The project focuses on the building of railroad between Mo i Rana and Drag (Tysfjord) during the Second World War, the prison camps and the Soviet prisoners of war that worked on the construction. It is a cooperation between the Russian Likhachev-institute, the Norwegian Directorate for Cultural Heritage, Nordland County Council, the Narvik War and Peace Centre, Helgeland museum, Nordlandsmuseet, Nord University and UiT – the Arctic University of Norway.


Russia and Norway can look back on 20 years of cooperation on the protection of cultural heritage. As early as 1988 the Soviet Union and Norway formalised a cooperation on environmental protection in the High North and in 1995 cultural heritage protection was integrated. Through the years the Norwegian Directorate of Cultural Heritage has participated in numerous projects with Russian partners and in particular the Likhatsjev National research-institute for environment and cultural heritage.

At the start of 2016 a three year periode of the Working programme for the Norwegian-Russian environmental cooperation started. During this periode the above mentioned partners shall focus on the captivity and forced labour by the Soviet prisoners of war (POW) on the construction of the Polar-railway during the Second World War (WWII). The has been prolonged for the period 2019-2021.

1. Historic background and the main focus of the project

From April 1943 till May 1945 theOrganisation Todt (OT) lead the building of the Nordlandsbanen (Mo i Rana-Fauske) in cooperation the Norwegian State Railway (NSB) and the Polar-Railway (Fauske-Drag). The goal of the nazis were to hinder an allied invasion from Britain by strengthening the defence along the the occupied Norwegian coast by building roads and railways. It was also a goal to provide access to the Soviet Union through Northern Norway, thereby uniting Europe. To realise this forced labour was needed and a total of 55 prison camps were established between Mo i Rana and Drag. The camps were distributed on the six municipalities Rana (14), Saltdal (17), Fauske (2), Sørfold (16), Hamarøy (5) and Tysfjord (1). in total 26 000 POWs were in the camps, out which 1800 were Polish and Yugoslavian, the rest from the Soviet Union. The hard forced labour killed more than 2000 of the prisoners, most of the Soviets.

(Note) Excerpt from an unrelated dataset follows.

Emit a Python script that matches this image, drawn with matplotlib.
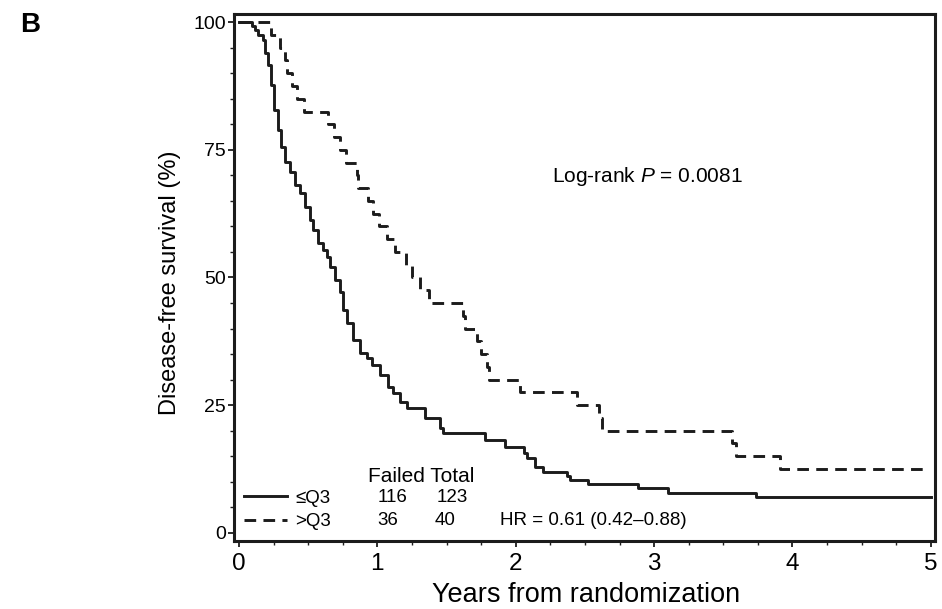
import numpy as np
import matplotlib
matplotlib.use('Agg')
import matplotlib.pyplot as plt

plt.rcParams['font.family'] = ['Liberation Sans', 'DejaVu Sans']
plt.rcParams['mathtext.fontset'] = 'custom'
plt.rcParams['mathtext.rm'] = 'Liberation Sans'
plt.rcParams['mathtext.it'] = 'Liberation Sans:italic'

# <=Q3 group (solid): step times (years) and survival (%) after each step
low_t = [0, 0.094, 0.116, 0.137, 0.173, 0.188, 0.210, 0.231, 0.253, 0.282,
         0.303, 0.332, 0.368, 0.405, 0.441, 0.477, 0.513, 0.535, 0.571,
         0.607, 0.636, 0.658, 0.694, 0.730, 0.751, 0.780, 0.824, 0.874,
         0.925, 0.961, 1.019, 1.077, 1.113, 1.163, 1.214, 1.344, 1.452,
         1.474, 1.777, 1.922, 2.059, 2.081, 2.139, 2.197, 2.370, 2.392,
         2.522, 2.883, 3.100, 3.735, 3.750, 5.0]
low_s = [100, 99.2, 98.4, 97.5, 96.5, 93.9, 91.6, 87.7, 82.8, 78.9,
         75.5, 72.6, 70.6, 68.2, 66.5, 63.8, 61.3, 59.3, 56.8, 55.4,
         54.0, 52.1, 49.5, 47.2, 43.6, 41.1, 37.8, 35.2, 34.2, 32.9,
         30.9, 28.6, 27.4, 25.6, 24.5, 22.5, 20.5, 19.6, 18.2, 16.8,
         15.7, 14.7, 12.9, 11.9, 11.2, 10.4, 9.6, 8.8, 7.8, 7.0, 7.0, 7.0]

# >Q3 group (dashed)
high_t = [0, 0.23, 0.30, 0.33, 0.35, 0.38, 0.42, 0.47, 0.64, 0.69, 0.73,
          0.77, 0.85, 0.86, 0.93, 0.97, 1.01, 1.07, 1.13, 1.21, 1.25, 1.31,
          1.37, 1.62, 1.63, 1.72, 1.75, 1.79, 1.81, 2.03, 2.44, 2.60, 2.62,
          3.56, 3.59, 3.91, 4.96]
high_s = [100, 97.5, 95, 92.5, 90, 87.5, 85, 82.5, 80, 77.5, 75,
          72.5, 70, 67.5, 65, 62.5, 60, 57.5, 55, 52.5, 50, 47.5,
          45, 42.5, 40, 37.5, 35, 32.5, 30, 27.5, 25, 22.5, 20,
          17.5, 15, 12.5, 12.5]

groups = ['\u2264Q3', '>Q3']
failed = [116, 36]
total = [123, 40]
hr_text = 'HR = 0.61 (0.42\u20130.88)'
p_text = 'Log-rank $P$ = 0.0081'

ink = '#1c1c1c'
fig = plt.figure(figsize=(9.42, 6.09), dpi=100)
ax = fig.add_axes([0.2484, 0.1117, 0.7442, 0.8653])

ax.step(low_t, low_s, where='post', color=ink, lw=2.1, label=groups[0])
ax.step(high_t, high_s, where='post', color=ink, lw=2.1,
        dashes=(4, 2.5), dash_capstyle='butt', label=groups[1])

ax.set_xlim(-0.036, 5.03)
ax.set_ylim(-1.6, 101.6)
ax.set_xticks([0, 1, 2, 3, 4, 5])
ax.set_xticks(np.arange(0, 5.01, 0.25), minor=True)
ax.set_yticks([0, 25, 50, 75, 100])
ax.set_yticks(np.arange(0, 101, 5), minor=True)

for sp in ax.spines.values():
    sp.set_linewidth(2.2)
    sp.set_color(ink)
ax.tick_params(which='major', length=4, width=1.3, color=ink, direction='out')
ax.tick_params(which='minor', length=3, width=1.0, color=ink, direction='out')
ax.tick_params(axis='y', labelsize=14, pad=2)
ax.tick_params(axis='x', labelsize=17.5, pad=5)

ax.set_ylabel('Disease-free survival (%)', fontsize=17)
ax.yaxis.set_label_coords(-0.0756, 0.49)
ax.set_xlabel('Years from randomization', fontsize=19.5)
ax.xaxis.set_label_coords(0.502, -0.077)

ax.text(2.26, 69.7, p_text, fontsize=15, va='center', ha='left')

# failed / total table
ax.text(0.932, 11.0, 'Failed Total', fontsize=15, va='center', ha='left')
row_y = [6.85, 2.5]
fail_x = [1.113, 1.077]
tot_x = [1.539, 1.488]
for i in range(2):
    ax.text(fail_x[i], row_y[i], str(failed[i]), fontsize=13.5, va='center', ha='center')
    ax.text(tot_x[i], row_y[i], str(total[i]), fontsize=13.5, va='center', ha='center')
ax.text(1.886, 2.5, hr_text, fontsize=13.5, va='center', ha='left')

ax.legend(loc='lower left', bbox_to_anchor=(0.0143, 0.02), frameon=False,
          fontsize=13.5, handlelength=2.3, handletextpad=0.45,
          labelspacing=0.36, borderpad=0, borderaxespad=0)

fig.text(0.021, 0.98, 'B', fontsize=20, fontweight='bold', va='top', ha='left')

fig.savefig('out.png', dpi=100)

The main focus of the project will be on the period 1943 til 1945, when the construction of the railroad was active. It will also be on the Norwegian management of the prison camps, the burial sites and memorials in post-war years, primarily till 1951 og focusing particularly on the implementation of “Operation Asfalt” by the Norwegian Government.

The geographic delimitation of the project will be between Mo i Rana and Drag in Tysfjord, focusing on the camps were the prisoners were working directly on the construction of the railroad.

The thematic focus will be on the prison camps and the Soviet prisoners that worked on the construction of the railroad. Thus light will be shed on their history of suffering, in parallell with the reckoning that the participated in the toughest parts of building the technical installations, contributing to the development of much needed infrastructure in the region. Furthermore, the project will focus on what happened to the killed soldiers, where they were buried and how their memory were maintained  through the post-war years and today. The management of the camp sites, the burial sites and memorial sites after WWII ended will therefore be an integral part of the project.

2. Goals and target groups 

Through investigating the above mentioned themes, the project has as its goals to:

Goal 1: Strengthen and prolong the cooperation between Norway and Russia within this field.

Goal 2: Secure knowledge about the remains after the Soviet POWs that participated in the construction of the Nordland- and Polar-railroad during WWII, such as the prison camps, burial sites and memorial sites.

Goal 3: Highlight and tell this history.

Goal 4: Honour the memory of the Soviet POWs.

The target groups will be numerous, as the theme is a vital part of both local, national and international history. On the Russian side, descendants and relatives of the POWs is an important target group, particularly keeping in mind the honouring of the memory of the prisoners. On the Norwegian side it is important to reach out to the local population, as the history of the prison camps has been a part of their local history for the last 70 years. Common to Russia and Norway is that it is essential to reach out to pupils and students in schools and universities with the particular goal of bringing this knowledge and recognition to future generations. Consequently, it will also be a goal to reach as many tourists as possible.